━━ RAW RECORDS ━━

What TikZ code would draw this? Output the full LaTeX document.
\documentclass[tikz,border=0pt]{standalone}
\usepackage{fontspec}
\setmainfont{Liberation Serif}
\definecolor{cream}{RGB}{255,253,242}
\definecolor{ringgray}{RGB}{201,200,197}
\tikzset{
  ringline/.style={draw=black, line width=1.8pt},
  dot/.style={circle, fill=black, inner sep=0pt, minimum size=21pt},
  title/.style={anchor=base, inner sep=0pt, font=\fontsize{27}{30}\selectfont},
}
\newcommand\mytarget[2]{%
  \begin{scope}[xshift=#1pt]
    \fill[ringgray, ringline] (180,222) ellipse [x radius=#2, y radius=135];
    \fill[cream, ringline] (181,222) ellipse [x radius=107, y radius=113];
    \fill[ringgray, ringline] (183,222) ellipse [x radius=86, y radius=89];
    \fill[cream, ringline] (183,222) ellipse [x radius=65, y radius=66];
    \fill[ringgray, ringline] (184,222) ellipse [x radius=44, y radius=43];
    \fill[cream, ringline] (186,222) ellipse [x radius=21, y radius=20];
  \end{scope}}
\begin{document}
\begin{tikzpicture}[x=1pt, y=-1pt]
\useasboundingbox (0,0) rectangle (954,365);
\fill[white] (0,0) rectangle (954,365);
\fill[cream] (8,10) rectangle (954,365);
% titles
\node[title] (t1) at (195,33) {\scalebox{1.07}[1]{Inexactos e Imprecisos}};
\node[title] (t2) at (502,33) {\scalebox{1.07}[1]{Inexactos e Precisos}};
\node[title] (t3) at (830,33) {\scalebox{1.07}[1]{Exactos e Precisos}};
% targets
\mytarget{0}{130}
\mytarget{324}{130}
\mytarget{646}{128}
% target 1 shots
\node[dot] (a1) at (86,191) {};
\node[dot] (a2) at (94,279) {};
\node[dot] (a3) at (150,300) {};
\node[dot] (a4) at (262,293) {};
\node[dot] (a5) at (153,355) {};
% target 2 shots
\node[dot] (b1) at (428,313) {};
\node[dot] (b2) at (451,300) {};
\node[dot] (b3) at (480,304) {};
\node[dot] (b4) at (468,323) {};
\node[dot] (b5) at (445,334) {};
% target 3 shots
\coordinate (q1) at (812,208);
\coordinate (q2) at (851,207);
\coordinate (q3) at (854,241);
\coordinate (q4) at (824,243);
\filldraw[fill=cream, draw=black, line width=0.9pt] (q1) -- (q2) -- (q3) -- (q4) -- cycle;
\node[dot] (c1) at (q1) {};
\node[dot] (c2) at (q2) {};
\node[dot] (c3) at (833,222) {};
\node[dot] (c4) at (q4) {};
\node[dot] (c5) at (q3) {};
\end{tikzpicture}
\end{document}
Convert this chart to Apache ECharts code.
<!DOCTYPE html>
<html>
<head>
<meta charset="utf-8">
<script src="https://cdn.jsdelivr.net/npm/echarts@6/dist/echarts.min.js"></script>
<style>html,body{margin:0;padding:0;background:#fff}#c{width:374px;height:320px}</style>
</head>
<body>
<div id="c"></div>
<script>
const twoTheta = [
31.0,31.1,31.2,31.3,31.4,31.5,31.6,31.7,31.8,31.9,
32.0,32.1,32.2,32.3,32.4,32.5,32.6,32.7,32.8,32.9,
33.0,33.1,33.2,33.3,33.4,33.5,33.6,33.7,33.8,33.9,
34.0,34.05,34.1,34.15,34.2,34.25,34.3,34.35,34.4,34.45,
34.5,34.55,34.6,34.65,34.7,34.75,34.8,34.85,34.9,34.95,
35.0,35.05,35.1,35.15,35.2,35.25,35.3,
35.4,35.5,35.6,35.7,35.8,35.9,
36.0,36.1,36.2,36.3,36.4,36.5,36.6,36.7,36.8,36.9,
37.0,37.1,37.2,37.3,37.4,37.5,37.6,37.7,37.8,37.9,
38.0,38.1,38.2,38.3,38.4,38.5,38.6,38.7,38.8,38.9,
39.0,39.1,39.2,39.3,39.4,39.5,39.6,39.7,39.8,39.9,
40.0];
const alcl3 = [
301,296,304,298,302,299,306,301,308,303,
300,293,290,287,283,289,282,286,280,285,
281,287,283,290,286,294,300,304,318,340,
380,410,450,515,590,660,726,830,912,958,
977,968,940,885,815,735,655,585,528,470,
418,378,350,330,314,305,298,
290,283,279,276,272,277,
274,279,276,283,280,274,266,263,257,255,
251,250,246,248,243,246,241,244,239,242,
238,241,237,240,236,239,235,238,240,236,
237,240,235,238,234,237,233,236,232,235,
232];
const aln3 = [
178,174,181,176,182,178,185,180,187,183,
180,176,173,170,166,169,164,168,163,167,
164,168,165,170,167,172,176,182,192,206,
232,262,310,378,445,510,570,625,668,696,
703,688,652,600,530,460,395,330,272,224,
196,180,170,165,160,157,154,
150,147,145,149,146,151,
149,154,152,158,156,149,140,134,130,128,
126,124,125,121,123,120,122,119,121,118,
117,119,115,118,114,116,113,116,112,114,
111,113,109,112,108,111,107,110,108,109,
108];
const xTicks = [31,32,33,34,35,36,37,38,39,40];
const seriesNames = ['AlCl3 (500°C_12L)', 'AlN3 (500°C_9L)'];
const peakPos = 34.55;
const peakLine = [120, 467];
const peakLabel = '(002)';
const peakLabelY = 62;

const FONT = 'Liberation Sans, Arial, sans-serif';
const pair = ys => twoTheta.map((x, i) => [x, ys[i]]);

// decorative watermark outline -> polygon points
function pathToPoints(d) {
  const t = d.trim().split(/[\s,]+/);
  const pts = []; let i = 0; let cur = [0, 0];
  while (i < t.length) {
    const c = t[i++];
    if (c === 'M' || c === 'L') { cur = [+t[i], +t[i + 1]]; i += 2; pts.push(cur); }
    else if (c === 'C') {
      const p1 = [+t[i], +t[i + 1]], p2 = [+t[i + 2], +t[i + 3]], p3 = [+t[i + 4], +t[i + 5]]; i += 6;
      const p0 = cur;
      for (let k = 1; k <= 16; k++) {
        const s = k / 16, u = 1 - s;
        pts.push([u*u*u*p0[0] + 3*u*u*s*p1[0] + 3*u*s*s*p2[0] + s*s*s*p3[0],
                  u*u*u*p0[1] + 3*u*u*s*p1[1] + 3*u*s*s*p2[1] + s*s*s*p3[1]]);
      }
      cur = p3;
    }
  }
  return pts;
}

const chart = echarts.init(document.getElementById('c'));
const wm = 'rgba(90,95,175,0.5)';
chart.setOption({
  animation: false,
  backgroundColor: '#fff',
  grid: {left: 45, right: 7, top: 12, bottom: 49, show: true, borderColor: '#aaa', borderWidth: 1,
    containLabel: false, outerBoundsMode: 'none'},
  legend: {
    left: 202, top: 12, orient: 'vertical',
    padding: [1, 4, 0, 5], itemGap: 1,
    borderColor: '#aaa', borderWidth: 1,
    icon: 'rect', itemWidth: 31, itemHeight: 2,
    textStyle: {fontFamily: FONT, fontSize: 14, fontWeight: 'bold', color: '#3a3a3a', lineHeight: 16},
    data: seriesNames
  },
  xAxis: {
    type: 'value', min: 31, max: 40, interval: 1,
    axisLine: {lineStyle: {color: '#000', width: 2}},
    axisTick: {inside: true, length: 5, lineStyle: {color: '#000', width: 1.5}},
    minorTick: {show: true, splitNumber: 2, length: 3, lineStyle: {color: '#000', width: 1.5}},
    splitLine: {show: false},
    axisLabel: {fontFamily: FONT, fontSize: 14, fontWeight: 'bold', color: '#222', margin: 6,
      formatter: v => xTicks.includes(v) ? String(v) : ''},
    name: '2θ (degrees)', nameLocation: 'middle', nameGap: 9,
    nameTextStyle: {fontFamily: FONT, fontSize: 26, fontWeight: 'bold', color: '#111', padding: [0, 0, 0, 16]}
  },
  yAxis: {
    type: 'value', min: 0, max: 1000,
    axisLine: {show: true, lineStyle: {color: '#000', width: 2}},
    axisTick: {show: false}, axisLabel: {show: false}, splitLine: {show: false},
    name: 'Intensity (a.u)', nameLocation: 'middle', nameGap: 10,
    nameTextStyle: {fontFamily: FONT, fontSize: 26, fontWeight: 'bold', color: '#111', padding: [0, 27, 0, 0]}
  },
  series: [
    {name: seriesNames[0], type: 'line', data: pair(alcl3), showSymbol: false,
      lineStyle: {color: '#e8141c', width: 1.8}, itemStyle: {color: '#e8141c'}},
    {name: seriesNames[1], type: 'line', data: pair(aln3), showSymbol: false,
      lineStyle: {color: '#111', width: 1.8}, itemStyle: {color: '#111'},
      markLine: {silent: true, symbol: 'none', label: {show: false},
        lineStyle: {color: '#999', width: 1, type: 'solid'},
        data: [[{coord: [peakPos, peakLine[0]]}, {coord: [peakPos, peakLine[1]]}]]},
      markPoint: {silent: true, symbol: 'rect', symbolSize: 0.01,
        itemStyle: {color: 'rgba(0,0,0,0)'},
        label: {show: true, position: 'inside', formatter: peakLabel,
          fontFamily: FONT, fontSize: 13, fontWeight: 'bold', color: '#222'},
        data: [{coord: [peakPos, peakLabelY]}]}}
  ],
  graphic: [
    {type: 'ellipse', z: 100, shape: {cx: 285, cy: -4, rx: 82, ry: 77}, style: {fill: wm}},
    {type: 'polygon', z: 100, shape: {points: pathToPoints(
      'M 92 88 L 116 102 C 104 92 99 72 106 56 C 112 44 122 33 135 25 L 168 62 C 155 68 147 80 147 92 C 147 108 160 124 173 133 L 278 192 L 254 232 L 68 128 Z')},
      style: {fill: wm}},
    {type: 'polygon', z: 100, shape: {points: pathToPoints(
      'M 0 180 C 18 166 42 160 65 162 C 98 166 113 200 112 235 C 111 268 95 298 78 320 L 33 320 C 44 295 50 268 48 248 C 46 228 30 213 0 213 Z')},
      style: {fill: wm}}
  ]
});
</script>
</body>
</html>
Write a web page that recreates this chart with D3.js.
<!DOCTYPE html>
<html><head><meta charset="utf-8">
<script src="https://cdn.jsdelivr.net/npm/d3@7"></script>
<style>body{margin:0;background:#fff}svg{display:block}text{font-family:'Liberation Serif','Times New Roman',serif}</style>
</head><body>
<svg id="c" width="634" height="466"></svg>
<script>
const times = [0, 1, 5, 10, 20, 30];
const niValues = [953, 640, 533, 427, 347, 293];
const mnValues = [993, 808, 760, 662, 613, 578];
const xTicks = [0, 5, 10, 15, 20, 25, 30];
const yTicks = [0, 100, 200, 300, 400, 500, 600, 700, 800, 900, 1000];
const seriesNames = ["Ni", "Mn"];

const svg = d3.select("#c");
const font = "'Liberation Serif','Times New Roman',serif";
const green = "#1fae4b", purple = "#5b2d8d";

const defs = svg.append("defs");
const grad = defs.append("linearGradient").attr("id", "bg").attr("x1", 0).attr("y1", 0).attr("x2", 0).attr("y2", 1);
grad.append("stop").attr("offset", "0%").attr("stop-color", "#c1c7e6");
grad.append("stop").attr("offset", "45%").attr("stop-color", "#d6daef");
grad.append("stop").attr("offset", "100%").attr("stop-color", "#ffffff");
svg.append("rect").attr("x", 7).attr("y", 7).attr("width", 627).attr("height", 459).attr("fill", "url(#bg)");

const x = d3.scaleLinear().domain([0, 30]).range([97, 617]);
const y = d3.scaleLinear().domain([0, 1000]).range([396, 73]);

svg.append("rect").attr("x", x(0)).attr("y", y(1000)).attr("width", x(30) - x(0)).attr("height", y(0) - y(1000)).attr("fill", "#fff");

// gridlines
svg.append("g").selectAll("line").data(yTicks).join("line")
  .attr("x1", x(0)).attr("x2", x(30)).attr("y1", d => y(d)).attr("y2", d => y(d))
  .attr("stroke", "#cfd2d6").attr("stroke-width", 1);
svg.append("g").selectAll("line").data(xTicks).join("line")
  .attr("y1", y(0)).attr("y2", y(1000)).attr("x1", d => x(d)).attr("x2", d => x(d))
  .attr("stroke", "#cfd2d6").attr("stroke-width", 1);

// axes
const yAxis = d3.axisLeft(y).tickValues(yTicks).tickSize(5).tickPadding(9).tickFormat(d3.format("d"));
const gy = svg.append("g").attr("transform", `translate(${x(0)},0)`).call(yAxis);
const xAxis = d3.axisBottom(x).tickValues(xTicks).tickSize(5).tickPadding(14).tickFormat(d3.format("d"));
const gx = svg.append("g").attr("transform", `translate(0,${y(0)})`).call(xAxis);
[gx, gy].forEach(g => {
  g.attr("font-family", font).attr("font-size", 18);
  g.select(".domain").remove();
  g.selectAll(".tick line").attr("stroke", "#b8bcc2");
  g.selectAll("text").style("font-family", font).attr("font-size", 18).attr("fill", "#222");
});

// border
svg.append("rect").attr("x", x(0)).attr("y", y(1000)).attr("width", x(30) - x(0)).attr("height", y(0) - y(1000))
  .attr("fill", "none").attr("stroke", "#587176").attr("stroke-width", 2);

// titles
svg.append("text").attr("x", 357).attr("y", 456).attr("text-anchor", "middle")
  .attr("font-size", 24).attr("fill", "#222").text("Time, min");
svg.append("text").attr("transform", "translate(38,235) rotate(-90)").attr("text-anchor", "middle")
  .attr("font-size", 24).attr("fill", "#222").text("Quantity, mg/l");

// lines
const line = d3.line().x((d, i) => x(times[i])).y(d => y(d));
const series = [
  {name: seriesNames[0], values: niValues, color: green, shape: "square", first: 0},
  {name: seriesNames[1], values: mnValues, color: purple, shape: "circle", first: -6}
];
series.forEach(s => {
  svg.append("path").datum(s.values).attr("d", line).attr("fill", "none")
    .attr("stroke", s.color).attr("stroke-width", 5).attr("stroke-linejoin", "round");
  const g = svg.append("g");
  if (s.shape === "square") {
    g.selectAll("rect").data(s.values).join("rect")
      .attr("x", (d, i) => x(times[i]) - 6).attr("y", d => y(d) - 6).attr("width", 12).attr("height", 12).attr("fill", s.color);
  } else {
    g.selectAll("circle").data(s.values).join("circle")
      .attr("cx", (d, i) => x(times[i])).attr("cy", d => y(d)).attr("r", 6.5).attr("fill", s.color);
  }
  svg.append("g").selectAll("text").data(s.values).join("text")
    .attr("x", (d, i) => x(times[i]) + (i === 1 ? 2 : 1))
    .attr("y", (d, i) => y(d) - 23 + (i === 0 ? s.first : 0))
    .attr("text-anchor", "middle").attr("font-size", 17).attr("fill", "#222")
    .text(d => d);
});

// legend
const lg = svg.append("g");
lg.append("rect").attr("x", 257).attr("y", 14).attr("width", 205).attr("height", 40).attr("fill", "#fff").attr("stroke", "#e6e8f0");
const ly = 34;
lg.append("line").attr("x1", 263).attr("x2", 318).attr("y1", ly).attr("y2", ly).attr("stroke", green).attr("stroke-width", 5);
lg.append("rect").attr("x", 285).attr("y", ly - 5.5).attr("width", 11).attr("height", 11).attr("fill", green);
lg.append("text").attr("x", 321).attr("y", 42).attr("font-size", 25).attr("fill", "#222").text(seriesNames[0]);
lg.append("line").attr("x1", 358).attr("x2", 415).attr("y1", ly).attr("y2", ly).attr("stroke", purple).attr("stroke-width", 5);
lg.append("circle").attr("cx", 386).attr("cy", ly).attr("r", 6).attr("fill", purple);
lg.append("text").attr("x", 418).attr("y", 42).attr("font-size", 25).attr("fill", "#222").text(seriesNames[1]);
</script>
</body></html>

━━━

WHAT THE TASK ASKS
Going over the lines above, work out how many include "draw", then give only that number.

RESULT OF THE TASK
3